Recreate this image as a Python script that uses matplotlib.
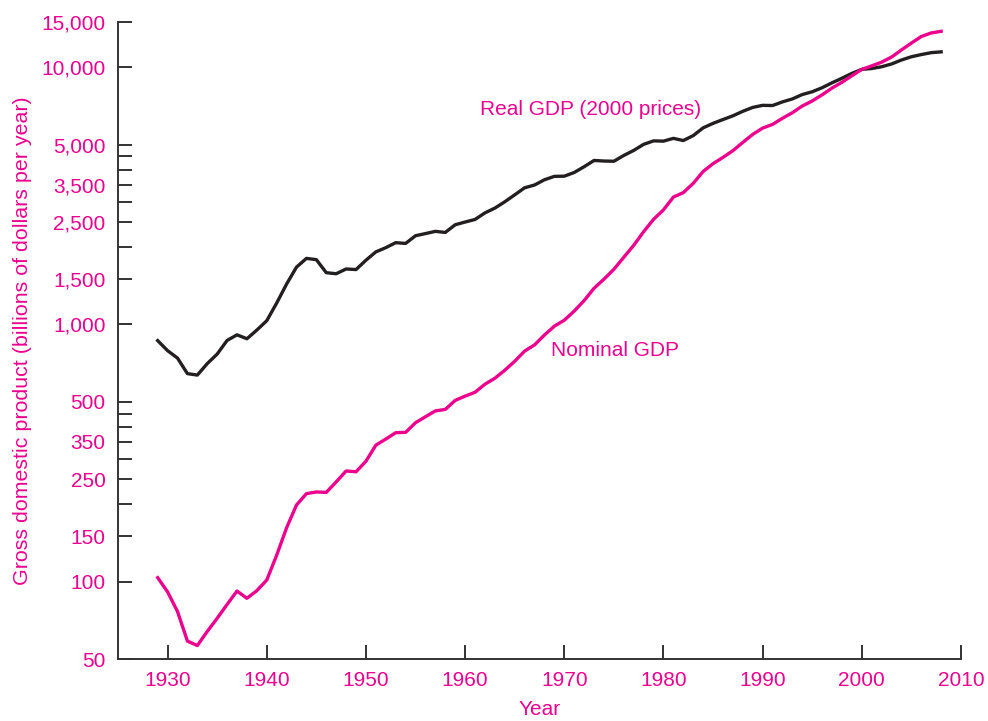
import matplotlib.pyplot as plt
from matplotlib.ticker import NullLocator

plt.rcParams['font.family'] = ['Liberation Sans', 'DejaVu Sans']

PINK = '#EC008C'
DARK = '#231F20'

# GDP, billions of dollars per year
years = list(range(1929, 2009))

nominal_gdp = [
    103.6, 91.2, 76.5, 58.7, 56.4, 64.0, 72.0, 81.5, 91.9, 86.1,
    92.2, 101.4, 126.7, 161.9, 198.6, 219.8, 223.1, 222.3, 244.2, 269.2,
    267.3, 293.8, 339.3, 358.3, 379.4, 380.4, 414.8, 437.5, 461.1, 467.2,
    506.6, 526.4, 544.7, 585.6, 617.7, 663.6, 719.1, 787.8, 832.6, 910.0,
    984.6, 1038.5, 1127.1, 1238.3, 1382.7, 1500.0, 1638.3, 1825.3, 2030.9, 2294.7,
    2563.3, 2789.5, 3128.4, 3255.0, 3536.7, 3933.2, 4220.3, 4462.8, 4739.5, 5103.8,
    5484.4, 5803.1, 5995.9, 6337.7, 6657.4, 7072.2, 7397.7, 7816.9, 8304.3, 8747.0,
    9268.4, 9817.0, 10128.0, 10469.6, 10960.8, 11685.9, 12421.9, 13178.4, 13600.0, 13800.0,
]

real_gdp = [
    865.2, 790.7, 739.9, 643.7, 635.5, 704.2, 766.9, 866.6, 911.1, 879.7,
    950.7, 1034.1, 1211.1, 1435.4, 1670.9, 1806.5, 1786.3, 1589.4, 1574.5, 1643.2,
    1634.6, 1777.3, 1915.0, 1988.3, 2079.5, 2065.4, 2212.8, 2255.8, 2301.1, 2279.2,
    2441.3, 2501.8, 2560.0, 2715.2, 2834.0, 2998.6, 3191.1, 3399.1, 3484.6, 3652.7,
    3765.4, 3771.9, 3898.6, 4105.0, 4341.5, 4319.6, 4311.2, 4540.9, 4750.5, 5015.0,
    5173.4, 5161.7, 5291.7, 5189.3, 5423.8, 5813.6, 6053.7, 6263.6, 6475.1, 6742.7,
    6981.4, 7112.5, 7100.5, 7336.6, 7532.7, 7835.5, 8031.7, 8328.9, 8703.5, 9066.9,
    9470.3, 9817.0, 9890.7, 10048.8, 10301.0, 10675.8, 10989.5, 11206.0, 11400.0, 11480.0,
]

y_ticks = [50, 100, 150, 200, 250, 300, 350, 400, 450, 500,
           1000, 1500, 2000, 2500, 3000, 3500, 4000, 4500, 5000, 10000, 15000]
y_labels = ['50', '100', '150', '', '250', '', '350', '', '', '500',
            '1,000', '1,500', '', '2,500', '', '3,500', '', '', '5,000', '10,000', '15,000']
x_ticks = [1930, 1940, 1950, 1960, 1970, 1980, 1990, 2000, 2010]

fig = plt.figure(figsize=(9.88, 7.21), dpi=100)
ax = fig.add_axes([118 / 988, 1 - 659 / 721, (961 - 118) / 988, (659 - 22) / 721])

ax.plot(years, real_gdp, color=DARK, lw=2.4, solid_joinstyle='round')
ax.plot(years, nominal_gdp, color=PINK, lw=2.4, solid_joinstyle='round')

ax.set_yscale('log')
ax.set_xlim(1925, 2010)
ax.set_ylim(50, 15000)
ax.set_yticks(y_ticks)
ax.set_yticklabels(y_labels)
ax.yaxis.set_minor_locator(NullLocator())
ax.set_xticks(x_ticks)

for side in ['top', 'right']:
    ax.spines[side].set_visible(False)
for side in ['left', 'bottom']:
    ax.spines[side].set_color('#333333')
    ax.spines[side].set_linewidth(1.4)

ax.tick_params(direction='in', length=10, width=1.4, color='#333333',
               labelcolor=PINK, labelsize=15)
ax.tick_params(axis='y', pad=9)
ax.tick_params(axis='x', pad=9)

ax.set_xlabel('Year', color=PINK, fontsize=15, labelpad=7)
ax.set_ylabel('Gross domestic product (billions of dollars per year)',
              color=PINK, fontsize=15.4, labelpad=7)

ax.text(1961.5, 6850, 'Real GDP (2000 prices)', color=PINK, fontsize=15,
        ha='left', va='center')
ax.text(1968.7, 790, 'Nominal GDP', color=PINK, fontsize=15,
        ha='left', va='center')

fig.savefig('out.png', dpi=100)
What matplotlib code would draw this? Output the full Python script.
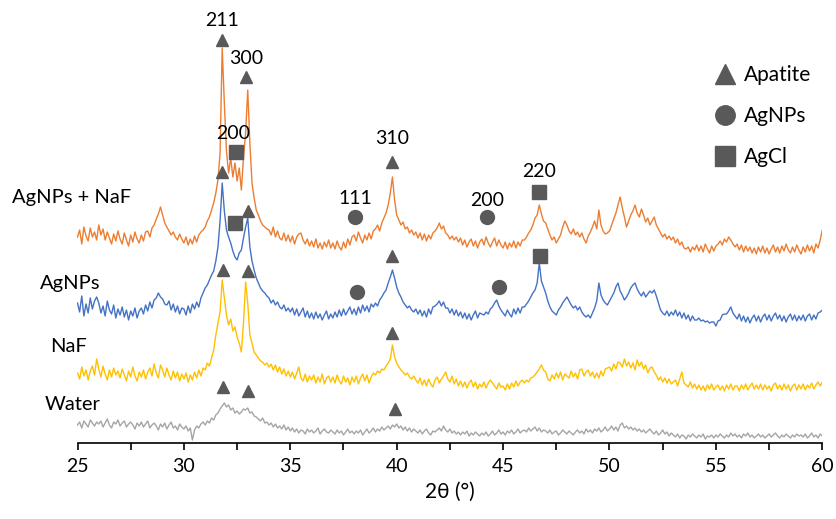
import numpy as np
import matplotlib.pyplot as plt
from matplotlib.lines import Line2D
from matplotlib.ticker import MultipleLocator

plt.rcParams['font.family'] = ['Lato', 'DejaVu Sans']

# 2theta grid, 25..60 deg, 0.1 step
two_theta = np.linspace(25, 60, 351)

# stacked intensities (a.u., offset), one row per degree
water = [
    18, 21, 15, 22, 19, 16, 23, 20, 17, 21,
    19, 22, 16, 20, 24, 18, 15, 21, 19, 23,
    17, 20, 22, 16, 19, 21, 18, 14, 20, 17,
    21, 16, 19, 22, 15, 18, 20, 17, 13, 19,
    16, 20, 14, 18, 21, 15, 17, 13, 19, 16,
    14, 17, 12, 15, 3, 13, 17, 15, 19, 21,
    18, 22, 20, 25, 23, 28, 30, 34, 37, 40,
    36, 38, 33, 35, 30, 32, 29, 31, 34, 33,
    35, 30, 31, 27, 26, 24, 22, 25, 20, 21,
    18, 20, 16, 19, 15, 17, 14, 18, 13, 16,
    12, 15, 11, 14, 10, 13, 12, 9, 14, 11,
    13, 10, 12, 15, 9, 12, 14, 11, 10, 13,
    11, 9, 13, 10, 12, 8, 11, 14, 10, 12,
    9, 12, 10, 13, 8, 11, 14, 10, 12, 15,
    11, 14, 12, 16, 13, 15, 17, 14, 18, 16,
    19, 15, 17, 13, 16, 12, 15, 11, 14, 12,
    10, 13, 9, 12, 14, 10, 8, 12, 11, 13,
    15, 12, 17, 13, 11, 14, 10, 12, 9, 11,
    8, 11, 9, 12, 7, 10, 8, 11, 9, 7,
    10, 8, 11, 7, 9, 12, 8, 10, 13, 9,
    11, 8, 12, 10, 13, 9, 11, 14, 10, 12,
    13, 11, 15, 12, 14, 16, 12, 15, 11, 13,
    12, 10, 13, 9, 11, 12, 8, 10, 13, 11,
    9, 12, 10, 8, 11, 13, 10, 12, 9, 14,
    11, 13, 10, 14, 12, 15, 11, 13, 16, 12,
    14, 17, 13, 16, 12, 18, 20, 15, 17, 14,
    16, 13, 15, 12, 14, 11, 13, 10, 12, 14,
    11, 9, 12, 8, 10, 13, 9, 11, 7, 10,
    8, 6, 9, 5, 8, 7, 4, 8, 6, 9,
    7, 5, 8, 6, 9, 4, 7, 6, 8, 5,
    8, 6, 9, 7, 5, 8, 6, 10, 7, 9,
    6, 8, 5, 9, 7, 10, 6, 8, 5, 7,
    9, 6, 8, 5, 7, 9, 6, 8, 10, 7,
    5, 8, 6, 9, 7, 5, 8, 6, 9, 7,
    8, 6, 9, 5, 7, 10, 6, 8, 5, 9,
    7,
]

naf = [
    70, 64, 76, 67, 73, 63, 72, 77, 68, 84,
    74, 66, 77, 69, 63, 73, 66, 75, 68, 72,
    65, 74, 68, 62, 72, 66, 76, 67, 62, 71,
    66, 73, 64, 71, 75, 67, 79, 70, 65, 78,
    73, 66, 75, 68, 63, 72, 65, 71, 62, 69,
    64, 70, 61, 68, 63, 71, 65, 73, 67, 75,
    73, 80, 77, 85, 93, 108, 120, 131, 163, 145,
    128, 118, 124, 112, 116, 106, 100, 91, 120, 161,
    140, 108, 100, 91, 88, 85, 82, 81, 78, 80,
    76, 79, 73, 78, 71, 76, 69, 74, 67, 72,
    66, 71, 64, 70, 76, 65, 62, 69, 61, 67,
    63, 68, 60, 66, 61, 69, 59, 65, 67, 61,
    66, 60, 68, 62, 59, 67, 61, 65, 58, 66,
    61, 67, 59, 65, 69, 62, 68, 60, 66, 70,
    68, 72, 70, 74, 73, 77, 80, 84, 98, 86,
    80, 76, 73, 71, 68, 70, 66, 64, 67, 63,
    60, 65, 58, 63, 57, 64, 59, 56, 63, 66,
    60, 64, 67, 71, 64, 61, 67, 59, 64, 57,
    62, 56, 61, 55, 60, 63, 56, 61, 54, 59,
    56, 61, 55, 60, 63, 60, 57, 54, 60, 56,
    57, 53, 59, 54, 60, 56, 62, 57, 61, 63,
    60, 63, 61, 65, 66, 68, 71, 74, 78, 73,
    71, 64, 62, 68, 64, 70, 65, 71, 63, 69,
    67, 65, 72, 66, 70, 64, 73, 74, 67, 71,
    73, 67, 71, 65, 70, 65, 72, 67, 74, 75,
    76, 72, 79, 74, 81, 80, 76, 84, 77, 81,
    75, 80, 73, 83, 77, 81, 74, 78, 70, 75,
    76, 71, 68, 63, 66, 61, 65, 60, 64, 59,
    61, 63, 57, 64, 71, 60, 58, 56, 61, 55,
    59, 54, 58, 53, 57, 52, 58, 54, 59, 53,
    56, 58, 53, 57, 52, 58, 54, 59, 53, 57,
    57, 52, 58, 54, 59, 53, 57, 60, 54, 58,
    54, 59, 53, 58, 54, 57, 52, 58, 60, 54,
    58, 53, 59, 54, 58, 52, 57, 59, 53, 58,
    54, 59, 53, 58, 55, 60, 54, 58, 61, 57,
    61,
]

agnps = [
    140, 131, 147, 127, 139, 130, 145, 134, 142, 146,
    140, 130, 137, 127, 142, 133, 129, 138, 125, 134,
    128, 136, 126, 133, 123, 132, 127, 135, 125, 132,
    135, 129, 138, 132, 141, 135, 143, 145, 150, 146,
    144, 139, 138, 142, 133, 139, 131, 137, 129, 135,
    134, 128, 137, 130, 139, 134, 141, 136, 145, 150,
    155, 158, 163, 168, 172, 182, 196, 222, 260, 232,
    213, 206, 200, 192, 186, 183, 190, 193, 205, 216,
    225, 196, 182, 173, 165, 160, 155, 152, 150, 147,
    145, 140, 143, 138, 141, 136, 134, 138, 132, 135,
    131, 135, 128, 134, 127, 131, 135, 126, 132, 125,
    130, 124, 131, 125, 129, 123, 128, 132, 124, 129,
    125, 131, 126, 133, 127, 134, 128, 132, 136, 129,
    134, 128, 136, 130, 138, 132, 137, 131, 139, 136,
    140, 137, 143, 146, 150, 153, 160, 166, 173, 165,
    156, 150, 146, 141, 138, 135, 137, 133, 131, 134,
    129, 133, 127, 132, 126, 134, 129, 136, 137, 139,
    142, 137, 141, 135, 135, 130, 134, 128, 133, 127,
    131, 125, 130, 124, 129, 123, 128, 132, 125, 130,
    129, 128, 131, 129, 134, 136, 140, 143, 137, 133,
    130, 127, 133, 129, 126, 134, 129, 135, 130, 136,
    136, 139, 142, 146, 150, 153, 160, 180, 162, 156,
    150, 142, 136, 132, 130, 128, 133, 136, 140, 143,
    146, 142, 138, 135, 137, 133, 136, 131, 128, 126,
    128, 125, 130, 135, 142, 160, 148, 143, 140, 138,
    142, 146, 150, 156, 160, 152, 148, 143, 146, 150,
    155, 158, 160, 154, 150, 147, 151, 146, 149, 152,
    150, 153, 147, 140, 133, 130, 128, 132, 127, 131,
    128, 133, 127, 131, 125, 130, 124, 128, 122, 127,
    123, 123, 125, 122, 123, 121, 122, 120, 121, 121,
    117, 122, 123, 128, 129, 129, 132, 136, 130, 127,
    124, 129, 122, 127, 121, 126, 120, 125, 128, 122,
    127, 121, 126, 129, 123, 128, 122, 127, 130, 124,
    128, 122, 127, 121, 126, 129, 123, 128, 122, 127,
    123, 128, 122, 127, 129, 123, 128, 124, 130, 131,
    133,
]

agnps_naf = [
    206, 213, 199, 216, 207, 202, 215, 206, 211, 203,
    218, 208, 214, 203, 211, 205, 199, 209, 202, 212,
    204, 199, 210, 203, 197, 208, 201, 211, 204, 200,
    208, 202, 211, 212, 206, 215, 218, 224, 229, 236,
    228, 220, 216, 212, 208, 211, 206, 203, 209, 204,
    200, 206, 198, 204, 199, 207, 201, 208, 211, 213,
    216, 222, 226, 233, 240, 250, 263, 290, 395, 340,
    292, 270, 285, 266, 280, 262, 275, 253, 285, 310,
    353, 300, 260, 245, 233, 228, 222, 218, 216, 214,
    213, 208, 216, 206, 212, 205, 203, 210, 202, 208,
    201, 207, 199, 206, 209, 210, 203, 199, 204, 197,
    202, 196, 204, 195, 200, 194, 201, 196, 203, 195,
    200, 194, 202, 196, 193, 201, 195, 204, 198, 206,
    208, 202, 211, 205, 200, 208, 203, 210, 204, 212,
    214, 218, 212, 220, 225, 230, 238, 250, 266, 243,
    228, 223, 218, 221, 214, 216, 210, 213, 208, 211,
    205, 210, 203, 209, 202, 208, 204, 210, 212, 215,
    220, 214, 217, 210, 208, 204, 207, 203, 206, 201,
    205, 198, 203, 196, 201, 204, 197, 202, 195, 201,
    204, 198, 206, 200, 196, 201, 205, 197, 203, 198,
    195, 201, 194, 200, 196, 202, 195, 201, 197, 203,
    203, 206, 210, 213, 218, 225, 228, 238, 229, 222,
    220, 214, 208, 203, 206, 200, 204, 208, 216, 222,
    218, 212, 209, 214, 208, 211, 206, 210, 204, 200,
    207, 211, 216, 222, 214, 233, 218, 212, 209, 210,
    212, 218, 224, 230, 238, 246, 235, 226, 216, 222,
    228, 232, 238, 230, 226, 234, 228, 221, 225, 218,
    222, 226, 218, 214, 210, 206, 209, 204, 207, 203,
    206, 200, 204, 198, 201, 195, 194, 196, 191, 196,
    193, 198, 192, 197, 191, 199, 194, 190, 197, 192,
    197, 199, 202, 198, 204, 201, 206, 203, 199, 196,
    199, 193, 198, 191, 197, 192, 196, 190, 195, 189,
    196, 191, 197, 190, 195, 189, 194, 198, 191, 196,
    190, 197, 192, 199, 193, 190, 196, 191, 198, 193,
    189, 196, 191, 198, 192, 197, 190, 199, 195, 203,
    213,
]

series_names = ['Water', 'NaF', 'AgNPs', 'AgNPs + NaF']
series_colors = ['#A5A5A5', '#FFC000', '#4472C4', '#ED7D31']
# where each trace name sits (right edge of text)
name_x = [26.10, 25.45, 26.10, 27.51]
name_y = [39, 96, 160, 245]

# phase markers
apatite_x = [31.79, 32.92, 39.78, 31.79, 33.01, 39.78, 31.84, 33.01, 39.78, 31.84, 33.01, 39.92]
apatite_y = [403, 366, 281, 271, 232, 187, 173, 172, 110, 56, 52, 34]
agnp_x = [38.04, 44.24, 38.13, 44.81]
agnp_y = [226, 226, 151, 156]
agcl_x = [32.45, 46.69, 32.40, 46.73]
agcl_y = [291, 251, 220, 187]

hkl = ['211', '300', '200', '111', '310', '200', '220']
hkl_x = [31.79, 32.92, 32.31, 38.04, 39.78, 44.24, 46.69]
hkl_y = [423, 385, 310, 244, 305, 243, 272]

mk_color = '#595959'

fig = plt.figure(figsize=(8.37, 5.19), dpi=100)
ax = fig.add_axes([77.5 / 837, 76 / 519, 744.8 / 837, 443 / 519])

for ys, c in zip([water, naf, agnps, agnps_naf], series_colors):
    ax.plot(two_theta, ys, color=c, lw=1.0)

ax.plot(apatite_x, apatite_y, '^', color=mk_color, ms=9, ls='none')
ax.plot(agnp_x, agnp_y, 'o', color=mk_color, ms=10, ls='none')
ax.plot(agcl_x, agcl_y, 's', color=mk_color, ms=10, ls='none')

for t, x, y in zip(hkl, hkl_x, hkl_y):
    ax.text(x, y, t, ha='center', va='center', fontsize=14)

for t, x, y in zip(series_names, name_x, name_y):
    ax.text(x, y, t, ha='right', va='center', fontsize=14.5, clip_on=False)

handles = [
    Line2D([], [], marker='^', color=mk_color, ls='none', ms=14),
    Line2D([], [], marker='o', color=mk_color, ls='none', ms=14),
    Line2D([], [], marker='s', color=mk_color, ls='none', ms=14),
]
ax.legend(handles, ['Apatite', 'AgNPs', 'AgCl'], loc='upper left',
          bbox_to_anchor=(0.83, 0.895), frameon=False, fontsize=15,
          handlelength=1.0, handletextpad=0.4, labelspacing=1.0)

ax.set_xlim(25, 60)
ax.set_ylim(0, 443)
ax.xaxis.set_major_locator(MultipleLocator(5))
ax.xaxis.set_minor_locator(MultipleLocator(2.5))
ax.tick_params(axis='x', which='both', direction='out', length=5, width=1.2,
               labelsize=14, colors='black', pad=6)
ax.set_yticks([])
for s in ['left', 'right', 'top']:
    ax.spines[s].set_visible(False)
ax.spines['bottom'].set_linewidth(1.2)
ax.set_xlabel('2θ (°)', fontsize=15, labelpad=5)

fig.savefig('out.png', dpi=100)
+--
SET TASK — Skip the pictures. Set down only the lines from the one containing "What matplotlib code" through the one containing "two_theta = np.linspace(25, 60, 351)", exactly as they appear, ends included.

ANSWER TO THE PROBLEM —
What matplotlib code would draw this? Output the full Python script.
import numpy as np
import matplotlib.pyplot as plt
from matplotlib.lines import Line2D
from matplotlib.ticker import MultipleLocator

plt.rcParams['font.family'] = ['Lato', 'DejaVu Sans']

# 2theta grid, 25..60 deg, 0.1 step
two_theta = np.linspace(25, 60, 351)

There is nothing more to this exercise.